Road trips are fast becoming a luxury, especially when it works out cheaper to fly, but you miss out on the journey. The much anticipated trips to the coast were a treat growing up, with all the excitement, and car sickness that came with it. Getting there is half the fun, as our parents may have said, although they didn't act like they were having fun when the " are we there yet", and " I need to wee'' started, usually just as we left town. Taking time to really see the scenery, unpack the particular greeness of the fields, work out how much blue and how much yellow makes that shade and wonder what might lurk in the depths of the sugar cane, was part of the joy of allowing imagination to run wild. No time for that now, as we live on the clock and even our leisure time is strictly prescribed by deadlines and timetables. Advice to the stressed to make time for fun, strikes me funny. The very idea of time set aside for fun is crazy, as if all the rest of time is of a different quality, of lesser enjoyment potential because its work time, so therefore filled with bureaucratic unpleasantness. Shouldn't we have fun every day?
Those road trips were filled with potential and adventure because they were unhurried and there were no deadlines, you arrived when you got there and there was always food when you eventually did arrive.

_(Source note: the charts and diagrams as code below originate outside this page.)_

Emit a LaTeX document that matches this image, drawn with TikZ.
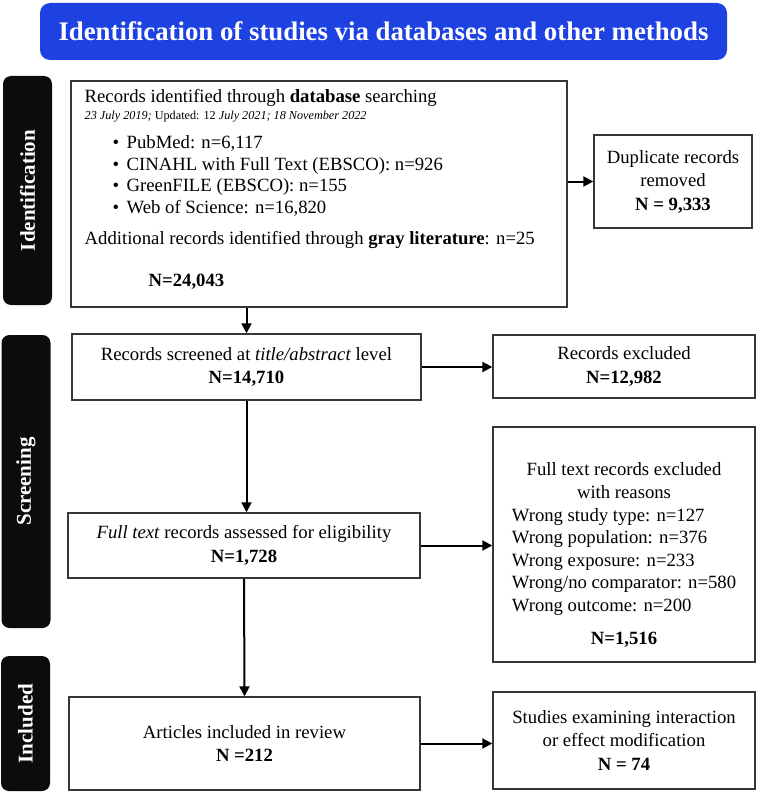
\documentclass[tikz,border=0pt]{standalone}
\usepackage{fontspec}
\setmainfont{Liberation Serif}
\usepackage{tikz}
\usetikzlibrary{positioning, arrows.meta}
\definecolor{prBlue}{RGB}{30, 66, 226}
\definecolor{prBlack}{RGB}{12, 12, 12}
\definecolor{prGray}{RGB}{55, 55, 55}
\tikzset{
    base/.style={
        font=\fontsize{9.35}{11.75}\selectfont,
        align=center,
        inner sep=0pt
    },
    box/.style={
        base,
        rectangle,
        draw=prGray,
        line width=0.7pt
    },
    phase/.style={
        rectangle,
        rounded corners=4pt,
        fill=prBlack,
        text=white,
        rotate=90,
        font=\fontsize{10.5}{12}\selectfont\bfseries,
        minimum height=24.5pt
    },
    banner/.style={
        rectangle,
        rounded corners=5pt,
        fill=prBlue,
        text=white,
        font=\fontsize{13.4}{16}\selectfont\bfseries
    },
    flow/.style={
        -{Triangle[length=5pt, width=5pt]},
        line width=1pt,
        color=black
    }
}

\begin{document}
\begin{tikzpicture}[x=0.5pt, y=-0.5pt]
  \useasboundingbox (0,0) rectangle (758,792);

  % Banner
  \node[banner, minimum width=343.5pt, minimum height=28.5pt] (banner) at (383.5,31.5)
      {Identification of studies via databases and other methods};

  % Phases
  \node[phase, minimum width=114.5pt] (identification) at (27.5,190.5) {Identification};
  \node[phase, minimum width=146.5pt] (screening) at (26,481.5) {Screening};
  \node[phase, minimum width=67.5pt] (included) at (25.5,723.5) {Included};

  % Identification
  \node[box, minimum width=248pt, minimum height=113pt] (search) at (319,194) {};
  \node[base, align=left, anchor=north west] (searchtext) at ([xshift=7pt, yshift=-4.5pt]search.north west) {
      Records identified through \textbf{database} searching\\[-3.5pt]
      {\fontsize{6.1}{8}\selectfont\itshape 23 July 2019;\upshape{} Updated: 12 \itshape July 2021; 18 November 2022}\\[3pt]
      \hspace*{14pt}\makebox[7pt][l]{\textbullet}PubMed: n=6,117\\[-1pt]
      \hspace*{14pt}\makebox[7pt][l]{\textbullet}CINAHL with Full Text (EBSCO): n=926\\[-1pt]
      \hspace*{14pt}\makebox[7pt][l]{\textbullet}GreenFILE (EBSCO): n=155\\[-1pt]
      \hspace*{14pt}\makebox[7pt][l]{\textbullet}Web of Science: n=16,820\\[4pt]
      Additional records identified through \textbf{gray literature}: n=25\\[9pt]
      \hspace*{32pt}\textbf{N=24,043}
  };
  \node[box, minimum width=79pt, minimum height=46.5pt] (duplicate) at (673,181.5)
      {Duplicate records\\removed\\\textbf{N = 9,333}};

  % Screening
  \node[box, minimum width=174.5pt, minimum height=33pt] (screened) at (246.5,367)
      {Records screened at \textit{title/abstract} level\\\textbf{N=14,710}};
  \node[box, minimum width=131pt, minimum height=31.5pt] (excluded) at (624,366.5)
      {Records excluded\\\textbf{N=12,982}};
  \node[box, minimum width=176pt, minimum height=32.5pt] (fulltext) at (244,545.5)
      {\textit{Full text} records assessed for eligibility\\\textbf{N=1,728}};
  \node[box, minimum width=131pt, minimum height=117.5pt, font=\fontsize{9.35}{11.3}\selectfont] (reasons) at (624,544.5) {
      \rule{0pt}{17pt}Full text records excluded\\with reasons\\[2.5pt]
      \begin{tabular}{@{}l@{}}
        Wrong study type: n=127\\
        Wrong population: n=376\\
        Wrong exposure: n=233\\
        Wrong/no comparator: n=580\\
        Wrong outcome: n=200
      \end{tabular}\\[6pt]
      \textbf{N=1,516}
  };

  % Included
  \node[box, minimum width=175.5pt, minimum height=46.5pt] (articles) at (244.5,743.5)
      {Articles included in review\\\textbf{N =212}};
  \node[box, minimum width=131pt, minimum height=48.5pt] (studies) at (624,740.5)
      {Studies examining interaction\\or effect modification\\\textbf{N = 74}};

  % Arrows
  \draw[flow] (search.east |- duplicate.west) -- (duplicate.west);
  \draw[flow] (screened.north |- search.south) -- (screened.north);
  \draw[flow] (screened.east) -- (screened.east -| excluded.west);
  \draw[flow] (screened.south) -- (screened.south |- fulltext.north);
  \draw[flow] (fulltext.east) -- (fulltext.east -| reasons.west);
  \draw[flow] (fulltext.south) -- (articles.north);
  \draw[flow] (articles.east) -- (articles.east -| studies.west);
\end{tikzpicture}
\end{document}
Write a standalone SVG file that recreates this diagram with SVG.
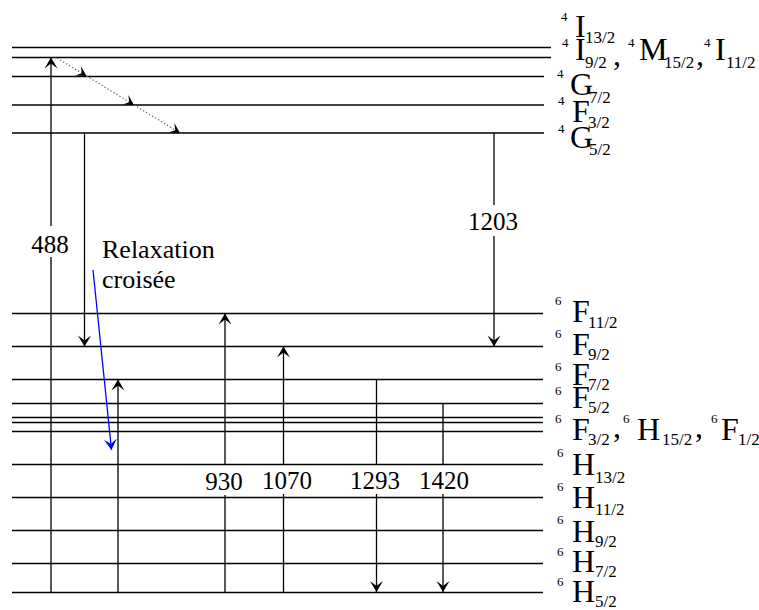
<svg xmlns="http://www.w3.org/2000/svg" width="759" height="610" viewBox="0 0 759 610">
<defs>
<marker id="ah" markerUnits="userSpaceOnUse" markerWidth="14" markerHeight="14" viewBox="-12 -7 13 14" refX="0" refY="0" orient="auto">
<path d="M0,0 L-11,-6.5 L-6,0 L-11,6.5 Z" fill="#000" stroke="none"/>
</marker>
<marker id="ahs" markerUnits="userSpaceOnUse" markerWidth="12" markerHeight="12" viewBox="-11 -6 12 12" refX="0" refY="0" orient="auto">
<path d="M0,0 L-10,-5.5 L-5.5,0 L-10,5.5 Z" fill="#000" stroke="none"/>
</marker>
<marker id="ahb" markerUnits="userSpaceOnUse" markerWidth="14" markerHeight="14" viewBox="-12 -7 13 14" refX="0" refY="0" orient="auto">
<path d="M0,0 L-11,-6.5 L-6,0 L-11,6.5 Z" fill="#00f" stroke="none"/>
</marker>
</defs>

<g id="levels" stroke="#000" stroke-width="1.3" fill="none">
<g id="level-4I13_2"><line x1="12" y1="47.5" x2="551" y2="47.5"/></g>
<g id="level-4I9_2"><line x1="12" y1="57.5" x2="551" y2="57.5"/></g>
<g id="level-4G7_2"><line x1="12" y1="76.5" x2="544" y2="76.5"/></g>
<g id="level-4F3_2"><line x1="12" y1="105" x2="544" y2="105"/></g>
<g id="level-4G5_2"><line x1="12" y1="133" x2="544" y2="133"/></g>
<g id="level-6F11_2"><line x1="12" y1="313.5" x2="543" y2="313.5"/></g>
<g id="level-6F9_2"><line x1="12" y1="346.5" x2="543" y2="346.5"/></g>
<g id="level-6F7_2"><line x1="12" y1="379.5" x2="543" y2="379.5"/></g>
<g id="level-6F5_2"><line x1="12" y1="403.5" x2="543" y2="403.5"/></g>
<g id="level-6F3_2-6H15_2-6F1_2">
<line x1="12" y1="417.5" x2="543" y2="417.5"/>
<line x1="12" y1="422.5" x2="543" y2="422.5"/>
<line x1="12" y1="431.5" x2="543" y2="431.5"/>
</g>
<g id="level-6H13_2"><line x1="12" y1="464.5" x2="543" y2="464.5"/></g>
<g id="level-6H11_2"><line x1="12" y1="497.5" x2="543" y2="497.5"/></g>
<g id="level-6H9_2"><line x1="12" y1="530.5" x2="543" y2="530.5"/></g>
<g id="level-6H7_2"><line x1="12" y1="563.5" x2="543" y2="563.5"/></g>
<g id="level-6H5_2"><line x1="12" y1="592.5" x2="543" y2="592.5"/></g>
</g>

<g id="level-labels" font-family="Liberation Serif" fill="#000">
<text id="lbl-4I13_2"><tspan font-size="13" x="561" y="21">4</tspan><tspan font-size="32" x="575" y="37">I</tspan><tspan font-size="17" x="585" y="43">13/2</tspan></text>
<text id="lbl-4I9_2"><tspan font-size="13" x="562" y="47">4</tspan><tspan font-size="32" x="575" y="60">I</tspan><tspan font-size="17" x="585" y="68">9/2</tspan><tspan font-size="32" x="613" y="65">,</tspan><tspan font-size="13" x="628" y="47">4</tspan><tspan font-size="32" x="639" y="60">M</tspan><tspan font-size="17" x="664" y="68">15/2</tspan><tspan font-size="32" x="696" y="65">,</tspan><tspan font-size="13" x="704" y="47">4</tspan><tspan font-size="32" x="715" y="60">I</tspan><tspan font-size="17" x="726" y="68">11/2</tspan></text>
<text id="lbl-4G7_2"><tspan font-size="13" x="557" y="78">4</tspan><tspan font-size="32" x="570" y="95">G</tspan><tspan font-size="17" x="589" y="103">7/2</tspan></text>
<text id="lbl-4F3_2"><tspan font-size="13" x="558" y="105">4</tspan><tspan font-size="32" x="572" y="122">F</tspan><tspan font-size="17" x="588" y="128">3/2</tspan></text>
<text id="lbl-4G5_2"><tspan font-size="13" x="558" y="133">4</tspan><tspan font-size="32" x="570" y="148">G</tspan><tspan font-size="17" x="589" y="155">5/2</tspan></text>
<text id="lbl-6F11_2"><tspan font-size="13" x="555" y="305">6</tspan><tspan font-size="32" x="572" y="322">F</tspan><tspan font-size="17" x="588" y="328">11/2</tspan></text>
<text id="lbl-6F9_2"><tspan font-size="13" x="555" y="338">6</tspan><tspan font-size="32" x="572" y="355">F</tspan><tspan font-size="17" x="588" y="360">9/2</tspan></text>
<text id="lbl-6F7_2"><tspan font-size="13" x="555" y="371">6</tspan><tspan font-size="32" x="572" y="385">F</tspan><tspan font-size="17" x="588" y="390">7/2</tspan></text>
<text id="lbl-6F5_2"><tspan font-size="13" x="555" y="395">6</tspan><tspan font-size="32" x="572" y="408">F</tspan><tspan font-size="17" x="588" y="413">5/2</tspan></text>
<text id="lbl-6F3_2"><tspan font-size="13" x="555" y="423">6</tspan><tspan font-size="32" x="572" y="440">F</tspan><tspan font-size="17" x="588" y="445">3/2</tspan><tspan font-size="32" x="613" y="437">,</tspan><tspan font-size="13" x="623" y="423">6</tspan><tspan font-size="32" x="637" y="440">H</tspan><tspan font-size="17" x="662" y="445">15/2</tspan><tspan font-size="32" x="695" y="437">,</tspan><tspan font-size="13" x="711" y="423">6</tspan><tspan font-size="32" x="721" y="440">F</tspan><tspan font-size="17" x="738" y="445">1/2</tspan></text>
<text id="lbl-6H13_2"><tspan font-size="13" x="557" y="457">6</tspan><tspan font-size="32" x="572" y="475">H</tspan><tspan font-size="17" x="595" y="483">13/2</tspan></text>
<text id="lbl-6H11_2"><tspan font-size="13" x="557" y="491">6</tspan><tspan font-size="32" x="572" y="508">H</tspan><tspan font-size="17" x="595" y="515">11/2</tspan></text>
<text id="lbl-6H9_2"><tspan font-size="13" x="557" y="524">6</tspan><tspan font-size="32" x="572" y="542">H</tspan><tspan font-size="17" x="595" y="547">9/2</tspan></text>
<text id="lbl-6H7_2"><tspan font-size="13" x="557" y="556">6</tspan><tspan font-size="32" x="572" y="572">H</tspan><tspan font-size="17" x="595" y="577">7/2</tspan></text>
<text id="lbl-6H5_2"><tspan font-size="13" x="557" y="586">6</tspan><tspan font-size="32" x="572" y="602">H</tspan><tspan font-size="17" x="595" y="607">5/2</tspan></text>
</g>

<g id="connectors" stroke="#000" stroke-width="1.3" fill="none">
<line x1="51" y1="592" x2="51" y2="257"/>
<line x1="51" y1="226" x2="51" y2="57.5" marker-end="url(#ah)"/>
<g stroke="#666" stroke-width="1.1" stroke-dasharray="1.5,2">
<path d="M57,58 L86.5,76" marker-end="url(#ahs)"/>
<path d="M86.5,76 L134,105" marker-end="url(#ahs)"/>
<path d="M134,105 L180,133" marker-end="url(#ahs)"/>
</g>
<line x1="84.5" y1="133" x2="84.5" y2="346.5" marker-end="url(#ah)"/>
<line x1="118" y1="592" x2="118" y2="379.5" marker-end="url(#ah)"/>
<line x1="93" y1="270" x2="111.5" y2="450" stroke="#00f" marker-end="url(#ahb)"/>
<line x1="494" y1="133" x2="494" y2="205"/>
<line x1="494" y1="236" x2="494" y2="346.5" marker-end="url(#ah)"/>
<line x1="225" y1="592" x2="225" y2="495"/>
<line x1="225" y1="465" x2="225" y2="313.5" marker-end="url(#ah)"/>
<line x1="283.5" y1="592" x2="283.5" y2="494"/>
<line x1="283.5" y1="465" x2="283.5" y2="346.5" marker-end="url(#ah)"/>
<line x1="376.5" y1="379.5" x2="376.5" y2="465"/>
<line x1="376.5" y1="494" x2="376.5" y2="592" marker-end="url(#ah)"/>
<line x1="443" y1="403.5" x2="443" y2="465"/>
<line x1="443" y1="494" x2="443" y2="592" marker-end="url(#ah)"/>
</g>

<g id="labels" font-family="Liberation Serif" font-size="25" fill="#000">
<text x="50" y="253" text-anchor="middle">488</text>
<text x="102" y="258" font-size="26">Relaxation</text>
<text x="102" y="288" font-size="26">croisée</text>
<text x="493" y="230" text-anchor="middle">1203</text>
<text x="224" y="490" text-anchor="middle">930</text>
<text x="287" y="489" text-anchor="middle">1070</text>
<text x="375" y="489" text-anchor="middle">1293</text>
<text x="444" y="489" text-anchor="middle">1420</text>
</g>
</svg>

The old road to the coast was a road of dreams to the family and anticipation of the spoiling that grandparents are known for. I miss the innocence of that slower time, now its all about money, how much things cost rather than their value. What we have rather than who we are as people, and that's sad. When the dust settles on our economic woes, and we look at what's left, can we look back on lives filled with integrity and joy or has greed fuelled our time and tarnished our dreams?
In the mean time it's all about fuel economy, and saving every cent, and this may mean more shared family holidays, and more time on slow trips, where the journey is as important as the destination, and the experience and memory more important than what you bought that day.